Thao is more supportive of another issue before St. Paul: increasing the minimum wage to $15. He said he would support the wage increase, but the city must help small businesses make the transition.
Phil Steger, an attorney with Dorsey & Whitney law firm, met Thao about 10 years ago through ISAIAH, a faith-based coalition of churches that works on social justice issues. What struck Steger about Thao, he said, was “his clarity. Ambiguity and confusion don’t often get results. He has clarity of values.”
Thao, he said, is rare.
“Most people don’t have a heightened sense of injustice, a heightened sense that something needs to be done about it, without being resentful. Dai tries to pick people up,” said Steger, who ended up managing Thao’s successful campaign for City Council in 2013. He won the seat vacated by now-mayoral rival Melvin Carter III.
Not cops’ pick
Steger points to St. Paul’s recently enacted sick time ordinance and Thao’s work to remove police officers from the city’s Police Civilian Internal Affairs Review Commission as proof of his values. Thao turned the tide on the City Council for the police vote, said Dan McGrath, executive director of TakeAction Minnesota. The organization has endorsed Thao for mayor.

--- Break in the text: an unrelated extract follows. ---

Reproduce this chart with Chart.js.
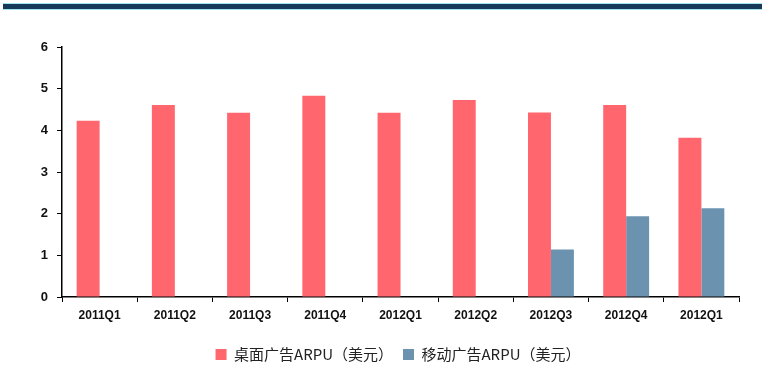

“He made it clear that it wasn’t just his cause,” said McGrath. “It was the cause of the community.”
David Titus, who represents St. Paul’s 625 officers as president of the St. Paul Police Federation, takes a different view.
“Dai has bashed the police for years,” Titus said, adding that his group has endorsed Pat Harris. “We do not believe he would be the best mayor for public safety in our city.”
Thao, Titus said, “is easily swayed by very aggressive advocacy groups. He pretty much doesn’t listen to common sense approaches.”
Thao said he is not “anti-police” and pointed to his continuing support for the development of a new police training facility. He said he pushed for the civilian review changes to restore public trust in the police by communities that haven’t felt protected.
“The way to eliminate that is to listen to what the community wants,” he said.